The prime minister announced at a press conference what he called an “indefinite ban” on foreign travel.
“Regardless of your destination, age or health, our advice is do not travel at this time,” the foreign ministry’s Smart Traveller alert said.
A spokesman for national carrier Qantas said it would continue issuing tickets to Australians wanting to leave the country on the few flights it continues to operate.
“It’s advice, it’s not a ban,” he told AFP.
“This is a once-in-100-year type event,” Morrison said of the pandemic. “We haven’t seen this sort of thing in Australia since the end of the first World War.”
“We are going to keep Australia running, we are going to keep Australia functioning, (but) it won’t look like it normally does,” he said, warning that the measures being taken would last at least six months.
“The travel advice to every Australian is ‘Do not travel abroad’. Do not go overseas,” he said.
In announcing the ban on indoor gatherings of more than 100 people, Morrison excluded public transportation, shopping sites, health facilities and schools from the measure.
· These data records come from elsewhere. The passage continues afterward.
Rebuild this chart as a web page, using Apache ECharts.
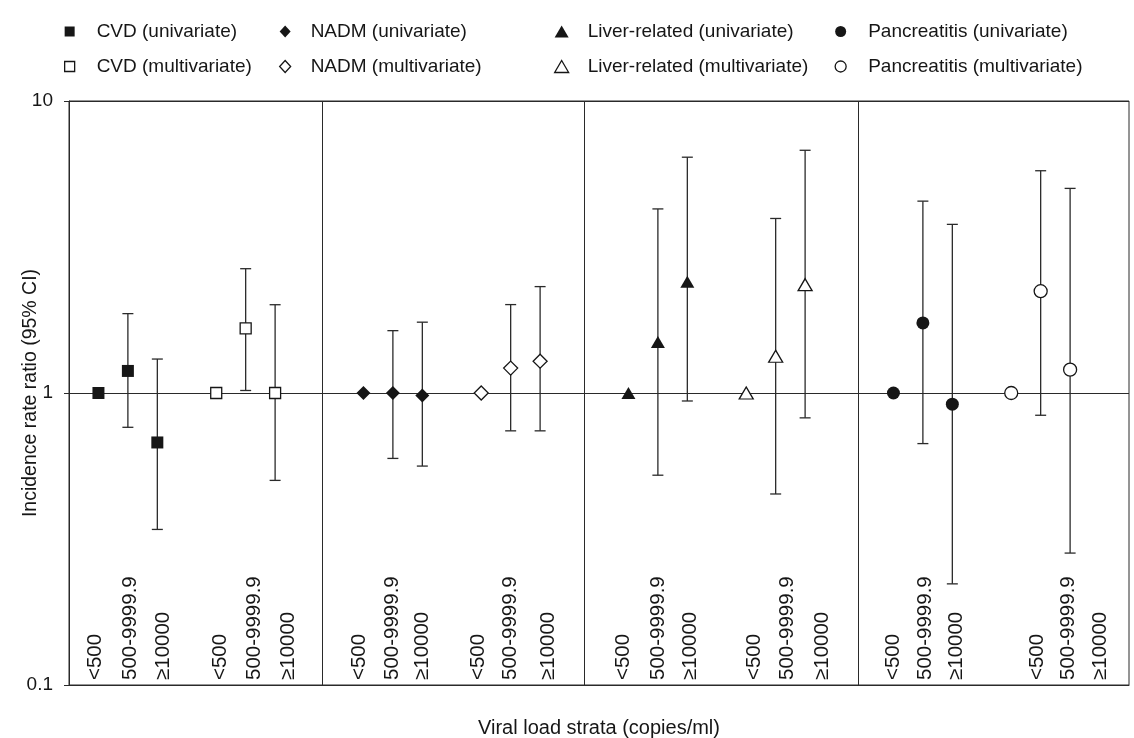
<!DOCTYPE html>
<html><head><meta charset="utf-8">
<script src="https://cdn.jsdelivr.net/npm/echarts@6/dist/echarts.min.js"></script>
<style>html,body{margin:0;padding:0;background:#fff}#c{width:1134px;height:738px}</style>
</head><body><div id="c"></div>
<script>
// ---- data ----
const strata = ['<500', '500-9999.9', '≥10000'];
// x positions (slot units along the horizontal axis)
const cvdPosUni = [1, 2, 3],    cvdPosMulti = [5, 6, 7];
const nadmPosUni = [10, 11, 12], nadmPosMulti = [14, 15, 16];
const liverPosUni = [19, 20, 21], liverPosMulti = [23, 24, 25];
const pancPosUni = [28, 29, 30], pancPosMulti = [32, 33, 34];
const tickPos = [0.88, 2.07, 3.19, 5.13, 6.28, 7.44,
                 9.85, 10.97, 11.99, 13.89, 14.98, 16.27,
                 18.82, 20.0, 21.09, 23.27, 24.38, 25.57,
                 27.98, 29.1, 30.15, 32.88, 33.93, 35.02];
const tickLabels = [].concat(strata, strata, strata, strata, strata, strata, strata, strata);
const panelDividers = [8.6, 17.5, 26.8];
const yTicks = [0.1, 1, 10];

const cvdUni = [1, 1.19, 0.677],  cvdUniLo = [null, 0.763, 0.341],  cvdUniHi = [null, 1.87, 1.307];
const cvdMulti = [1, 1.664, 1.0], cvdMultiLo = [null, 1.02, 0.502], cvdMultiHi = [null, 2.665, 2.006];
const nadmUni = [1, 1.0, 0.98],   nadmUniLo = [null, 0.597, 0.562], nadmUniHi = [null, 1.635, 1.748];
const nadmMulti = [1, 1.217, 1.285], nadmMultiLo = [null, 0.742, 0.742], nadmMultiHi = [null, 2.008, 2.314];
const liverUni = [1, 1.494, 2.406], liverUniLo = [null, 0.523, 0.939], liverUniHi = [null, 4.27, 6.42];
const liverMulti = [1, 1.336, 2.349], liverMultiLo = [null, 0.451, 0.822], liverMultiHi = [null, 3.96, 6.78];
const pancUni = [1, 1.738, 0.916], pancUniLo = [null, 0.671, 0.222], pancUniHi = [null, 4.54, 3.78];
const pancMulti = [1, 2.232, 1.202], pancMultiLo = [null, 0.839, 0.283], pancMultiHi = [null, 5.77, 5.02];

// ---- build ----
const INK = '#161616';
const defs = [
  {name: 'CVD (univariate)', pos: cvdPosUni, v: cvdUni, lo: cvdUniLo, hi: cvdUniHi, sym: 'rect', size: 12, open: false},
  {name: 'CVD (multivariate)', pos: cvdPosMulti, v: cvdMulti, lo: cvdMultiLo, hi: cvdMultiHi, sym: 'rect', size: 11, open: true},
  {name: 'NADM (univariate)', pos: nadmPosUni, v: nadmUni, lo: nadmUniLo, hi: nadmUniHi, sym: 'diamond', size: 14, open: false},
  {name: 'NADM (multivariate)', pos: nadmPosMulti, v: nadmMulti, lo: nadmMultiLo, hi: nadmMultiHi, sym: 'diamond', size: 14, open: true},
  {name: 'Liver-related (univariate)', pos: liverPosUni, v: liverUni, lo: liverUniLo, hi: liverUniHi, sym: 'triangle', size: [14, 12], open: false},
  {name: 'Liver-related (multivariate)', pos: liverPosMulti, v: liverMulti, lo: liverMultiLo, hi: liverMultiHi, sym: 'triangle', size: [14, 12], open: true},
  {name: 'Pancreatitis (univariate)', pos: pancPosUni, v: pancUni, lo: pancUniLo, hi: pancUniHi, sym: 'circle', size: 13, open: false},
  {name: 'Pancreatitis (multivariate)', pos: pancPosMulti, v: pancMulti, lo: pancMultiLo, hi: pancMultiHi, sym: 'circle', size: 13, open: true}
];

const errData = [];
defs.forEach(d => d.pos.forEach((x, i) => { if (d.lo[i] != null) errData.push([x, d.lo[i], d.hi[i]]); }));

function renderErr(params, api) {
  const x = api.value(0), lo = api.value(1), hi = api.value(2);
  const a = api.coord([x, hi]), b = api.coord([x, lo]);
  const w = 5.5;
  const style = {stroke: '#2a2a2a', lineWidth: 1.3, fill: null};
  return {type: 'group', children: [
    {type: 'line', shape: {x1: a[0], y1: a[1], x2: b[0], y2: b[1]}, style},
    {type: 'line', shape: {x1: a[0] - w, y1: a[1], x2: a[0] + w, y2: a[1]}, style},
    {type: 'line', shape: {x1: b[0] - w, y1: b[1], x2: b[0] + w, y2: b[1]}, style}
  ]};
}

const styleOf = d => d.open
  ? {color: '#fff', borderColor: INK, borderWidth: 1.3, opacity: 1}
  : {color: INK, borderWidth: 0, opacity: 1};

const series = [{
  type: 'custom', name: 'ci', renderItem: renderErr, data: errData,
  encode: {x: 0, y: [1, 2]}, z: 2, silent: true,
  markLine: {
    silent: true, symbol: ['none', 'none'], label: {show: false},
    lineStyle: {color: '#2a2a2a', type: 'solid', width: 1},
    data: panelDividers.map(v => ({xAxis: v}))
  }
}].concat(defs.map(d => ({
  type: 'scatter', name: d.name, symbol: d.sym, symbolSize: d.size, z: 3,
  itemStyle: styleOf(d), emphasis: {disabled: true},
  data: d.pos.map((x, i) => [x, d.v[i]])
})));

function legendCol(idxs, left, iw, ih, gap) {
  return {
    orient: 'vertical', left: left, top: 22, padding: 0,
    itemWidth: iw, itemHeight: ih, itemGap: 16, selectedMode: false,
    data: idxs.map(i => ({name: defs[i].name, icon: defs[i].sym, itemStyle: styleOf(defs[i])})),
    formatter: n => '{g| }' + n,
    textStyle: {fontSize: 19, color: INK, rich: {g: {width: gap}}}
  };
}

const option = {
  animation: false,
  textStyle: {fontFamily: 'Liberation Sans, Arial, Helvetica, sans-serif'},
  legend: [
    legendCol([0, 1], 64, 10, 10, 17),
    legendCol([2, 3], 279, 11, 12, 15),
    legendCol([4, 5], 554, 14, 12, 14),
    legendCol([6, 7], 834.5, 11, 11, 17)
  ],
  grid: {left: 69, right: 5, top: 101, bottom: 53, show: true, borderColor: '#2a2a2a', borderWidth: 1,
         outerBoundsMode: 'none', containLabel: false},
  xAxis: {
    type: 'value', min: 0, max: 36,
    name: 'Viral load strata (copies/ml)', nameLocation: 'middle', nameGap: 33, nameMoveOverlap: false,
    nameTextStyle: {fontSize: 20, color: INK},
    axisLine: {show: true, lineStyle: {color: '#2a2a2a'}},
    axisTick: {show: false}, splitLine: {show: false},
    axisLabel: {
      customValues: tickPos, inside: true, rotate: 90, margin: 5,
      fontSize: 20.5, color: INK,
      formatter: v => { const i = tickPos.findIndex(t => Math.abs(t - v) < 1e-6); return i >= 0 ? tickLabels[i] : ''; }
    }
  },
  yAxis: {
    type: 'log', logBase: 10, min: 0.1, max: 10,
    name: 'Incidence rate ratio (95% CI)', nameLocation: 'middle', nameGap: 28, nameRotate: 90,
    nameMoveOverlap: false,
    nameTextStyle: {fontSize: 19.5, color: INK},
    axisLine: {show: true, lineStyle: {color: '#2a2a2a'}},
    axisTick: {show: true, length: 5, lineStyle: {color: '#2a2a2a'}, customValues: yTicks},
    axisLabel: {fontSize: 19, color: INK, margin: 16, customValues: yTicks,
      formatter: v => String(v)},
    splitLine: {show: true, lineStyle: {color: '#2a2a2a', width: 1}}
  },
  series: series
};
const chart = echarts.init(document.getElementById('c'));
chart.setOption(option);
</script></body></html>
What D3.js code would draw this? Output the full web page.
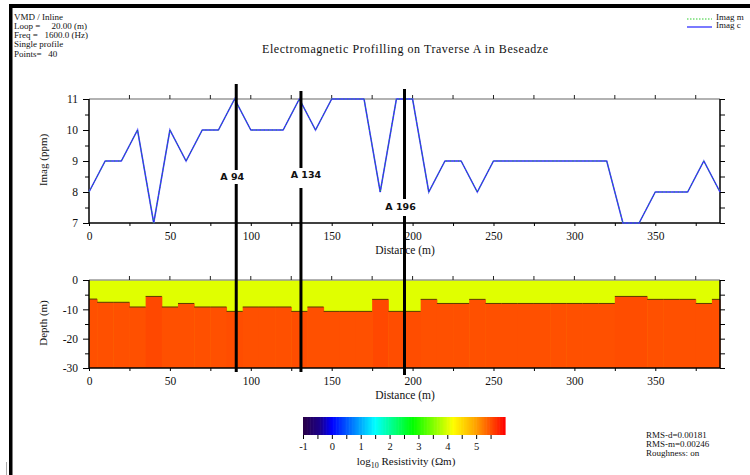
<!DOCTYPE html>
<html>
<head>
<meta charset="utf-8">
<script src="https://cdn.jsdelivr.net/npm/d3@7"></script>
<style>
    body { margin: 0; background: #fff; }
    svg { display: block; }
    text { fill: #111; }
</style>
</head>
<body>
<div id="chart"></div>
<script>
// Station distances (m)
const distances = d3.range(0, 400, 10);

// Imaginary component (ppm), measured and calculated
const imagM = [8, 9, 9, 10, 7, 10, 9, 10, 10, 11, 10, 10, 10, 11, 10, 11, 11, 11, 8, 11,
    11, 8, 9, 9, 8, 9, 9, 9, 9, 9, 9, 9, 9, 7, 7, 8, 8, 8, 9, 8];
const imagC = [8, 9, 9, 10, 7, 10, 9, 10, 10, 11, 10, 10, 10, 11, 10, 11, 11, 11, 8, 11,
    11, 8, 9, 9, 8, 9, 9, 9, 9, 9, 9, 9, 9, 7, 7, 8, 8, 8, 9, 8];

// Depth of the layer boundary below each station (m)
const interfaceDepth = [-6.5, -7.6, -7.6, -9.2, -5.6, -9.2, -8.0, -9.2, -9.2, -10.7,
    -9.2, -9.2, -9.2, -10.7, -9.2, -10.7, -10.7, -10.7, -6.6, -10.7,
    -10.7, -6.6, -8.0, -8.0, -6.6, -8.0, -8.0, -8.0, -8.0, -8.0,
    -8.0, -8.0, -8.0, -5.6, -5.6, -6.6, -6.6, -6.6, -8.0, -6.6];

// log10 resistivity of the two layers
const topLayerRes = 4.03;
const bottomLayerRes = [5.5, 5.5, 5.5, 5.5, 5.55, 5.5, 5.5, 5.5, 5.5, 5.52,
    5.5, 5.5, 5.5, 5.52, 5.5, 5.5, 5.5, 5.5, 5.55, 5.52,
    5.52, 5.5, 5.5, 5.5, 5.5, 5.5, 5.5, 5.5, 5.5, 5.5,
    5.5, 5.5, 5.5, 5.52, 5.52, 5.5, 5.5, 5.5, 5.5, 5.5];

// Annotated anomalies
const markerLabels = ['A 94', 'A 134', 'A 196'];
const markerDistances = [91, 131, 195];

// Tick labels
const distanceTicks = [0, 50, 100, 150, 200, 250, 300, 350];
const imagTicks = [7, 8, 9, 10, 11];
const depthTicks = [0, -10, -20, -30];
const resTicks = [-1, 0, 1, 2, 3, 4, 5];

const headerLines = ['VMD / Inline', 'Loop =     20.00 (m)', 'Freq =   1600.0 (Hz)', 'Single profile', 'Points=   40'];
const statsLines = ['RMS-d=0.00181', 'RMS-m=0.00246', 'Roughness: on'];

const SERIF = "'Liberation Serif', 'DejaVu Serif', serif";
const SANS = "'DejaVu Sans', 'Liberation Sans', sans-serif";

const W = 750, H = 475;
const svg = d3.select('#chart').append('svg')
    .attr('width', W)
    .attr('height', H)
    .style('font-family', SERIF);

// Outer frame (thick black top and left edge)
svg.append('rect').attr('x', 9).attr('y', 4).attr('width', W - 9).attr('height', 4).attr('fill', '#000');
svg.append('rect').attr('x', 9).attr('y', 4).attr('width', 3.5).attr('height', H - 4).attr('fill', '#000');
svg.append('line').attr('x1', 6.5).attr('x2', 6.5).attr('y1', 462).attr('y2', H)
    .attr('stroke', '#aaa').attr('stroke-width', 1);

// Header block
svg.append('g').selectAll('text')
    .data(headerLines)
    .enter()
    .append('text')
    .attr('x', 14)
    .attr('y', (d, i) => 19.5 + i * 9.3)
    .attr('font-size', 9)
    .attr('xml:space', 'preserve')
    .style('white-space', 'pre')
    .text(d => d);

svg.append('text')
    .attr('x', 405).attr('y', 53)
    .attr('text-anchor', 'middle')
    .attr('font-size', 12)
    .attr('textLength', 286)
    .attr('lengthAdjust', 'spacing')
    .text('Electromagnetic Profilling on Traverse A in Beseadze');

// Legend
const legend = [
    { name: 'Imag m', color: '#2ecc2e', dash: '1.5,1.5', w: 1 },
    { name: 'Imag c', color: '#7a7aff', dash: null, w: 2 }
];
legend.forEach((l, i) => {
    svg.append('line')
        .attr('x1', 687).attr('x2', 712)
        .attr('y1', 19 + i * 8).attr('y2', 19 + i * 8)
        .attr('stroke', l.color)
        .attr('stroke-width', l.w)
        .attr('stroke-dasharray', l.dash);
    svg.append('text')
        .attr('x', 716).attr('y', 19.5 + i * 8.5)
        .attr('font-size', 9)
        .text(l.name);
});

// Scales
const x = d3.scaleLinear().domain([0, 390]).range([89, 720]);
const yTop = d3.scaleLinear().domain([7, 11]).range([223, 99]);
const yBot = d3.scaleLinear().domain([-30, 0]).range([368, 280]);
const resColor = d3.scaleLinear()
    .domain([-1, -0.4, 0, 1.5, 2.8, 4.2, 5.0, 6])
    .range(['#2a0046', '#1a008c', '#0000ff', '#00ffff', '#00ff00', '#ffff00', '#ffa000', '#ff0000'])
    .clamp(true);

function drawFrame(y, yDomain, yMinorStep, yLabels, yTitle, yTitleY) {
    const g = svg.append('g');
    const [x0, x1] = x.range();
    const yb = y(yDomain[0]), yt = y(yDomain[1]);

    // top edge in grey with upward ticks
    g.append('line').attr('x1', x0).attr('x2', x1).attr('y1', yt).attr('y2', yt)
        .attr('stroke', '#999').attr('stroke-width', 1.5);
    d3.range(25, 390, 25).forEach(v => {
        g.append('line').attr('x1', x(v)).attr('x2', x(v)).attr('y1', yt - 4).attr('y2', yt)
            .attr('stroke', '#222');
    });

    // bottom axis
    const bottomAxis = d3.axisBottom(x)
        .tickValues(d3.range(0, 390, 25))
        .tickSize(3)
        .tickFormat(d => distanceTicks.includes(d) ? d : '');
    const gb = g.append('g')
        .attr('transform', `translate(0, ${yb})`)
        .call(bottomAxis);
    gb.select('.domain').attr('stroke', '#000').attr('stroke-width', 1.5)
        .attr('d', `M${x0},0H${x1}`);
    gb.selectAll('text').attr('font-size', 11.5).attr('dy', '0.95em')
        .style('font-family', SERIF).attr('fill', '#222');

    // left axis
    const minorTicks = d3.range(yDomain[0], yDomain[1] + 0.001, yMinorStep);
    const leftAxis = d3.axisLeft(y)
        .tickValues(minorTicks)
        .tickSize(4)
        .tickFormat(d => yLabels.includes(d) ? d : '');
    const gl = g.append('g')
        .attr('transform', `translate(${x0}, 0)`)
        .call(leftAxis);
    gl.select('.domain').attr('stroke', '#000').attr('stroke-width', 1.5)
        .attr('d', `M0,${yb}V${yt}`);
    gl.selectAll('.tick line').attr('x2', d => yLabels.includes(d) ? -6 : -4);
    gl.selectAll('text').attr('font-size', 11.5).attr('x', -11)
        .style('font-family', SERIF).attr('fill', '#222');

    // right axis, outward ticks
    const rightAxis = d3.axisRight(y)
        .tickValues(minorTicks)
        .tickSize(5)
        .tickFormat('');
    const gr = g.append('g')
        .attr('transform', `translate(${x1}, 0)`)
        .call(rightAxis);
    gr.select('.domain').attr('stroke', '#000').attr('stroke-width', 1.5)
        .attr('d', `M0,${yb}V${yt}`);

    g.append('text')
        .attr('transform', `translate(47, ${yTitleY}) rotate(-90)`)
        .attr('text-anchor', 'middle')
        .attr('font-size', 11)
        .text(yTitle);
    g.append('text')
        .attr('x', 405).attr('y', yb + 31)
        .attr('text-anchor', 'middle')
        .attr('font-size', 11.5)
        .text('Distance (m)');
}

// Lower panel: two-layer resistivity section
const cells = distances.map((d, i) => ({
    left: Math.max(0, d - 5),
    right: Math.min(390, d + 5),
    depth: interfaceDepth[i],
    res: bottomLayerRes[i]
}));
const section = svg.append('g');
section.append('rect')
    .attr('x', x(0)).attr('y', yBot(0))
    .attr('width', x(390) - x(0)).attr('height', yBot(-30) - yBot(0))
    .attr('fill', resColor(topLayerRes));
section.selectAll('rect.lower')
    .data(cells)
    .enter()
    .append('rect')
    .attr('class', 'lower')
    .attr('x', d => x(d.left))
    .attr('y', d => yBot(d.depth))
    .attr('width', d => x(d.right) - x(d.left) + 0.5)
    .attr('height', d => yBot(-30) - yBot(d.depth))
    .attr('fill', d => resColor(d.res));
section.selectAll('line.iface')
    .data(cells)
    .enter()
    .append('line')
    .attr('class', 'iface')
    .attr('x1', d => x(d.left)).attr('x2', d => x(d.right))
    .attr('y1', d => yBot(d.depth)).attr('y2', d => yBot(d.depth))
    .attr('stroke', '#5a3a00').attr('stroke-width', 1);

drawFrame(yTop, [7, 11], 0.5, imagTicks, 'Imag (ppm)', 160);
drawFrame(yBot, [-30, 0], 5, depthTicks, 'Depth (m)', 323);

// Profile curves
const line = d3.line().x(d => x(d[0])).y(d => yTop(d[1]));
svg.append('path')
    .datum(distances.map((d, i) => [d, imagC[i]]))
    .attr('fill', 'none')
    .attr('stroke', '#6a6aff')
    .attr('stroke-width', 1.6)
    .attr('d', line);
svg.append('path')
    .datum(distances.map((d, i) => [d, imagC[i]]))
    .attr('fill', 'none')
    .attr('stroke', '#1a1ae6')
    .attr('stroke-width', 0.8)
    .attr('d', line);
svg.append('path')
    .datum(distances.map((d, i) => [d, imagM[i]]))
    .attr('fill', 'none')
    .attr('stroke', '#22cc22')
    .attr('stroke-width', 0.8)
    .attr('stroke-dasharray', '1,3')
    .attr('d', line);

// Anomaly markers
const markerLayout = [
    { top: 84, bottom: 372, gapTop: 170, gapBottom: 184, labelY: 180, dx: -4 },
    { top: 91, bottom: 372, gapTop: 168, gapBottom: 188, labelY: 178, dx: 5 },
    { top: 89, bottom: 375, gapTop: 199, gapBottom: 216, labelY: 210, dx: -4 }
];
markerLabels.forEach((label, i) => {
    const mx = x(markerDistances[i]);
    const m = markerLayout[i];
    svg.append('line').attr('x1', mx).attr('x2', mx).attr('y1', m.top).attr('y2', m.gapTop)
        .attr('stroke', '#000').attr('stroke-width', 3);
    svg.append('line').attr('x1', mx).attr('x2', mx).attr('y1', m.gapBottom).attr('y2', m.bottom)
        .attr('stroke', '#000').attr('stroke-width', 3);
    svg.append('text')
        .attr('x', mx + m.dx).attr('y', m.labelY)
        .attr('text-anchor', 'middle')
        .style('font-family', SANS)
        .attr('font-weight', 'bold')
        .attr('font-size', 9.5)
        .attr('fill', '#111')
        .text(label);
});

// Colour bar
const cb = svg.append('g');
const cbX = d3.scaleLinear().domain([-1, 6]).range([303, 505]);
const steps = d3.range(-1, 6, 0.05);
cb.selectAll('rect')
    .data(steps)
    .enter()
    .append('rect')
    .attr('x', d => cbX(d))
    .attr('y', 417)
    .attr('width', cbX(0.05) - cbX(0) + 0.6)
    .attr('height', 18)
    .attr('fill', d => resColor(d + 0.025));
const cbAxis = d3.axisBottom(cbX)
    .tickValues(d3.range(-1, 6, 0.5))
    .tickSize(4)
    .tickFormat(d => resTicks.includes(d) ? d : '');
const gcb = cb.append('g')
    .attr('transform', 'translate(0, 435)')
    .call(cbAxis);
gcb.select('.domain').remove();
gcb.selectAll('text').attr('font-size', 10.5).attr('dy', '0.75em')
    .style('font-family', SERIF).attr('fill', '#222');
const cbLabel = cb.append('text')
    .attr('x', 406).attr('y', 465)
    .attr('text-anchor', 'middle')
    .attr('font-size', 11);
cbLabel.append('tspan').text('log');
cbLabel.append('tspan').attr('font-size', 8).attr('dy', 3).text('10');
cbLabel.append('tspan').attr('dy', -3).text(' Resistivity (\u03A9m)');

// Fit statistics
svg.append('g').selectAll('text')
    .data(statsLines)
    .enter()
    .append('text')
    .attr('x', 646)
    .attr('y', (d, i) => 438 + i * 9)
    .attr('font-size', 9)
    .text(d => d);
</script>
</body>
</html>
Australia has so far recorded more than 500 confirmed cases of coronavirus, with the numbers escalating daily. There have so far been six fatalities. He rejected calls for the government to order schools to close, as has been done in other countries, saying the impact on society and the economy from such a closure would be “severe”.
“Whatever we do we have to do for at least six months,” he said, adding that among other consequences a long school closure would remove 30 per cent of workers from the health industry as parents remained home with their kids.
Morrison also flagged further economic stimulus measures.
Australia’s chief medical officer, Brendan Murphy, also ruled out the kind of blanket shutdown that has been imposed in parts of Europe.
“A short-term, two-to-four-week shutdown of society is not recommended by any of our experts,” he said, speaking alongside Morrison. “It does not achieve anything, we have to be in this for the long haul.”
The bar on foreign travel came as Australia’s two main airlines slashed overseas services, with Qantas axing 90 per cent of flights and Virgin Australia grounding its entire international fleet.
The latest moves to restrict foreign travel came as Australia’s two main airlines slashed overseas services, with Qantas axing 90 percent of flights and Virgin Australia grounding its entire international fleet.
Sydney airport was quiet Wednesday, with a nearly empty arrivals hall and a limited number of departing flights, though check-in lanes for those were crowded.
Shea de Lorenzo, who said she made it onto a rare international flight out of Sapporo, Japan, expressed relief to have made it home.
“We’re so lucky, (it was) touch and go. Really lucky,” she said.
Morrison also joined supermarkets in calling for an end to panic buying, which has led to empty shelves and hit the most vulnerable hardest.
“We discourage the panic purchase of food and other supplies,” Morrison said.
“Stop doing it. It’s ridiculous! It’s un-Australian, and it must stop … We’re all in this together.”